Raymond Hernandez for The New York Times takes a look at pro-life Democratic candidates:
Kelli Conlin, the president of the National Institute for Reproductive Health, called the recruitment strategy misguided, saying that surveys conducted by her organization showed that even some Republicans express support for abortion rights when her group described the consequences of outlawing the procedure.
“The movement to recruit anti-choice candidates ignores the larger reality that this is a pro-choice nation,” she said. “It misses the larger point.” (Polls show a divided nation on the issue: A 2008 CNN-Opinion Research poll found that 53 percent of Americans characterized themselves as “pro-choice,” versus 44 as “pro-life;” a 2007 poll by the same organization showed the numbers reversed, 45-50.)
The Times uses Senator Bob Casey (D-PA) as the poster child for this trend, but he actually seems like an outlier example.
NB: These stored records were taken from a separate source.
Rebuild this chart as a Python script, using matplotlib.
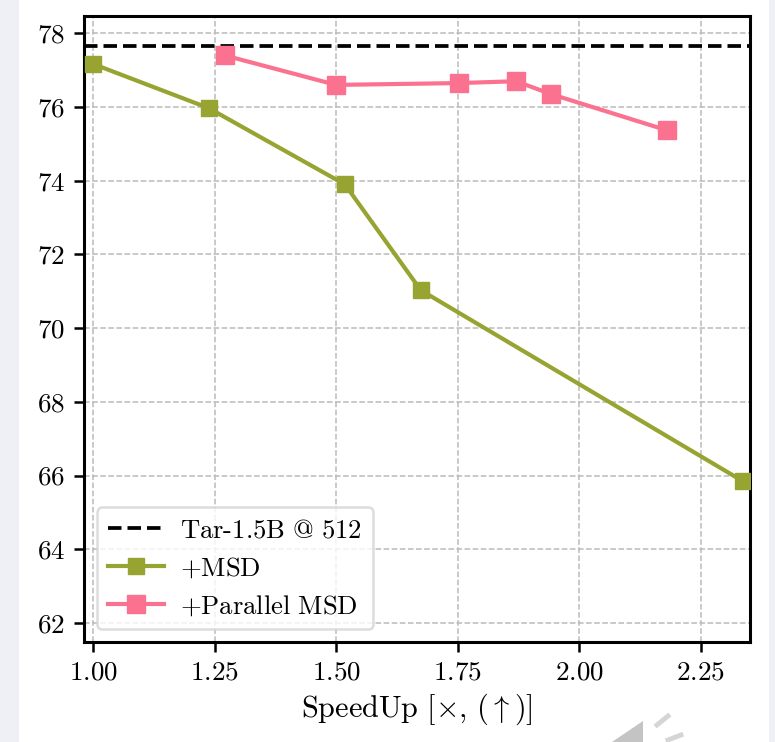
import matplotlib
matplotlib.use("Agg")
import matplotlib.pyplot as plt
from matplotlib.patches import Rectangle, Polygon

plt.rcParams['mathtext.fontset'] = 'cm'
plt.rcParams['font.family'] = ['cmr10', 'DejaVu Serif']
plt.rcParams['axes.formatter.use_mathtext'] = True
plt.rcParams['axes.unicode_minus'] = False

baseline_value = 77.65
baseline_label = r'$\mathrm{Tar}$-$\mathrm{1.5B\ @\ 512}$'
msd_x = [1.00, 1.238, 1.518, 1.674, 2.336]
msd_y = [77.17, 75.97, 73.90, 71.03, 65.85]
msd_label = r'$\mathrm{+MSD}$'
par_x = [1.271, 1.50, 1.752, 1.87, 1.942, 2.18]
par_y = [77.40, 76.60, 76.65, 76.70, 76.35, 75.37]
par_label = r'$\mathrm{+Parallel\ MSD}$'
x_ticks = [1.00, 1.25, 1.50, 1.75, 2.00, 2.25]
y_ticks = [62, 64, 66, 68, 70, 72, 74, 76, 78]
x_label = r'$\mathrm{SpeedUp}\ [\times,\,(\uparrow)]$'

W, H = 775, 742
fig = plt.figure(figsize=(W/100, H/100), dpi=100, facecolor='white')
fig.add_artist(Rectangle((0, 0), 19/W, 1, transform=fig.transFigure, fc='#eef0f5', ec='none'))
fig.add_artist(Rectangle((769/W, 0), 6/W, 1, transform=fig.transFigure, fc='#eef0f5', ec='none'))
ax = fig.add_axes([84/W, 1-642/H, (750-84)/W, (642-16)/H])
ax.set_zorder(2)

olive = '#97a431'
pink = '#fb7290'
ax.axhline(baseline_value, color='black', ls=(0, (3.6, 1.6)), lw=2.7, label=baseline_label, zorder=3)
ax.plot(msd_x, msd_y, color=olive, lw=3.0, marker='s', ms=11.5, label=msd_label, zorder=4)
ax.plot(par_x, par_y, color=pink, lw=3.0, marker='s', ms=12.5, label=par_label, zorder=5)

ax.set_xlim(0.9815, 2.351)
ax.set_ylim(61.485, 78.47)
ax.set_xticks(x_ticks)
ax.set_xticklabels([rf'$\mathrm{{{t:.2f}}}$' for t in x_ticks])
ax.set_yticks(y_ticks)
ax.set_yticklabels([rf'$\mathrm{{{t}}}$' for t in y_ticks])
ax.tick_params(labelsize=19.5, width=1.8, length=7.5, pad=6)
ax.grid(True, color='#bbbbbb', ls='--', lw=1.1)
ax.set_axisbelow(True)
for s in ax.spines.values():
    s.set_linewidth(2.2)
ax.set_xlabel(x_label, fontsize=21.8, labelpad=5)
leg = ax.legend(loc='lower left', fontsize=19.2, frameon=True, framealpha=0.8, borderaxespad=0.47,
                labelspacing=0.5, handlelength=2.1, handletextpad=0.62, borderpad=0.42)
leg.get_frame().set_linewidth(1.8)
leg.get_frame().set_edgecolor('#d4d4d4')

# speaker watermark at the bottom edge
gr = '#c4c4c4'
fig.add_artist(Polygon([(612/W, 1-742/H), (643/W, 1-721/H), (643/W, 1-742/H)], transform=fig.transFigure, fc=gr, ec='none'))
fig.add_artist(plt.Line2D([657/W, 668/W], [1-725/H, 1-716/H], transform=fig.transFigure, color='#d5d5d5', lw=3.5))
fig.add_artist(plt.Line2D([668/W, 681/W], [1-740/H, 1-735/H], transform=fig.transFigure, color='#d5d5d5', lw=3.5))
fig.savefig('out.png', dpi=100)
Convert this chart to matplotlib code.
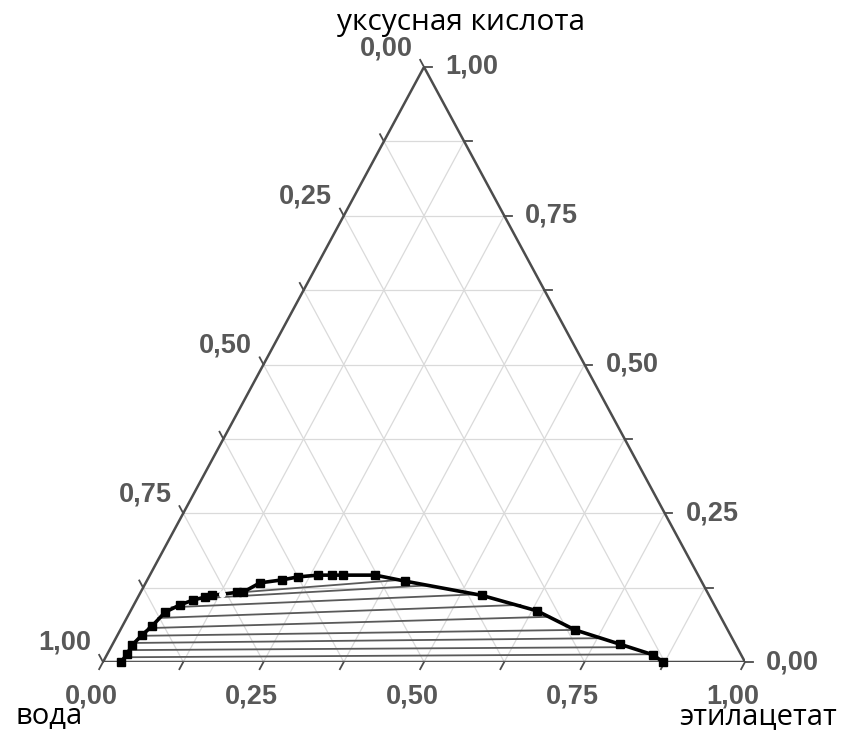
import matplotlib
matplotlib.use('Agg')
import matplotlib.pyplot as plt
from matplotlib import font_manager
import numpy as np

# ---- data (mass fractions) ----
# binodal curve: acetic acid fraction and ethyl acetate fraction
curve_acid = [0.000, 0.013, 0.028, 0.045, 0.060, 0.084, 0.096, 0.104, 0.109, 0.112,
              0.117, 0.117, 0.133, 0.138, 0.143, 0.146, 0.146, 0.146, 0.146, 0.136,
              0.112, 0.086, 0.054, 0.030, 0.012, 0.000]
curve_ea = [0.028, 0.031, 0.031, 0.038, 0.046, 0.055, 0.072, 0.088, 0.104, 0.114,
            0.150, 0.159, 0.178, 0.210, 0.232, 0.262, 0.284, 0.301, 0.351, 0.402,
            0.534, 0.633, 0.708, 0.790, 0.851, 0.872]
# hollow point on the curve
open_acid = [0.114]
open_ea = [0.128]

# tie lines: water-rich end and ester-rich end
tie_left_acid = [0.000, 0.008, 0.020, 0.032, 0.044, 0.057, 0.074, 0.092, 0.107, 0.117]
tie_left_ea = [0.028, 0.030, 0.030, 0.032, 0.036, 0.042, 0.049, 0.061, 0.097, 0.155]
tie_right_acid = [0.000, 0.013, 0.025, 0.040, 0.054, 0.076, 0.096, 0.114, 0.129, 0.138]
tie_right_ea = [0.872, 0.845, 0.808, 0.754, 0.713, 0.658, 0.602, 0.530, 0.445, 0.394]

tick_values = [0.0, 0.25, 0.5, 0.75, 1.0]
tick_labels = ['0,00', '0,25', '0,50', '0,75', '1,00']
minor_values = [k / 8 for k in range(9)]

label_water = 'вода'
label_ea = 'этилацетат'
label_acid = 'уксусная кислота'

# ---- fonts ----
names = {f.name for f in font_manager.fontManager.ttflist}
tick_font = [f for f in ['Liberation Sans', 'DejaVu Sans'] if f in names] or ['DejaVu Sans']
title_font = [f for f in ['Open Sans', 'Noto Sans', 'DejaVu Sans'] if f in names] or ['DejaVu Sans']


def tern(acid, ea):
    acid = np.asarray(acid, dtype=float)
    ea = np.asarray(ea, dtype=float)
    return ea + acid / 2.0, acid


W, H = 844, 732
fig = plt.figure(figsize=(W / 100, H / 100), dpi=100)
fig.patch.set_facecolor('white')
x0, x1, yb, yt = 103, 745, 662, 67
ax = fig.add_axes([x0 / W, (H - yb) / H, (x1 - x0) / W, (yb - yt) / H])
ax.set_xlim(0, 1)
ax.set_ylim(0, 1)
ax.axis('off')

grid_kw = dict(color='#dadada', lw=0.9, zorder=1)
for v in minor_values[1:-1]:
    # constant acid (horizontal)
    ax.plot([v / 2, 1 - v / 2], [v, v], **grid_kw)
    # constant ethyl acetate
    ax.plot([v, v + (1 - v) / 2], [0, 1 - v], **grid_kw)
    # constant water (acid + ea = v)
    ax.plot([v, v / 2], [0, v], **grid_kw)

# triangle
edge_kw = dict(color='#4c4c4c', lw=1.8, zorder=3, solid_capstyle='round')
ax.plot([0, 1, 0.5, 0], [0, 0, 1, 0], **edge_kw)

# ticks
tl = 0.012
tick_kw = dict(color='#4c4c4c', lw=1.3, zorder=3, clip_on=False)
for v in minor_values:
    # bottom: ethyl acetate, ticks going down-left
    ax.plot([v, v - 0.5 * tl], [0, -tl], **tick_kw)
    # left: water, ticks going up-left
    ex, ey = (1 - v) / 2, 1 - v
    ax.plot([ex, ex - 0.5 * tl], [ey, ey + tl], **tick_kw)
    # right: acid, ticks going right
    rx, ry = 1 - v / 2, v
    ax.plot([rx, rx + tl], [ry, ry], **tick_kw)

lab_kw = dict(fontsize=19.5, color='#585858', family=tick_font, fontweight='bold',
              clip_on=False, annotation_clip=False)
for v, s in zip(tick_values, tick_labels):
    # bottom axis: ethyl acetate
    ax.annotate(s, (v, 0), xytext=(-12, -34), textcoords='offset pixels',
                ha='center', va='center', **lab_kw)
    # left axis: water
    ax.annotate(s, ((1 - v) / 2, 1 - v), xytext=(-38, 19), textcoords='offset pixels',
                ha='center', va='center', **lab_kw)
    # right axis: acetic acid
    ax.annotate(s, (1 - v / 2, v), xytext=(21, 0), textcoords='offset pixels',
                ha='left', va='center', **lab_kw)

# tie lines
for la, le, ra, re in zip(tie_left_acid, tie_left_ea, tie_right_acid, tie_right_ea):
    lx, ly = tern(la, le)
    rx, ry = tern(ra, re)
    ax.plot([lx, rx], [ly, ry], color='#5a5a5a', lw=1.3, zorder=4)

# binodal curve
cx, cy = tern(curve_acid, curve_ea)
ax.plot(cx, cy, color='black', lw=2.6, marker='s', ms=6.2, mfc='black', mec='black',
        zorder=6, clip_on=False)
ox, oy = tern(open_acid, open_ea)
ax.plot(ox, oy, 'o', color='white', ms=4, zorder=7)

# component labels
fig.text(15 / W, 1 - 724 / H, label_water, fontsize=21, family=title_font,
         ha='left', va='baseline', color='black')
fig.text(837 / W, 1 - 724 / H, label_ea, fontsize=21, family=title_font,
         ha='right', va='baseline', color='black')
fig.text(461 / W, 1 - 30 / H, label_acid, fontsize=21.5, family=title_font,
         ha='center', va='baseline', color='black')

fig.savefig('out.png', dpi=100, facecolor='white')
Pro-choice Democrats regularly win statewide in Pennsylvania — Clinton in 1992 & 1996, Gore in 2000, Rendell in 2002 & 2006, Kerry in 2004 — and, indeed, pro-choice Republicans like Arlen Specter and Tom Ridge have a good record in the state as well. In a place like that, pro-choice voters are naturally going to have a strong preference for a pro-choice candidate. But the fact that Casey’s opponent was Rick Santorum nevertheless left Casey as clearly the more socially and culturally liberal candidate.
The main subject of the article is the rather different case of recruiting pro-life candidates to run in districts or states that are so strongly anti-choice as to make it highly unlikely a pro-choice candidate could win. To me, that seems like a very different calculation. What’s more, it’s clearly a calculation that makes national polling on abortion rights irrelevant.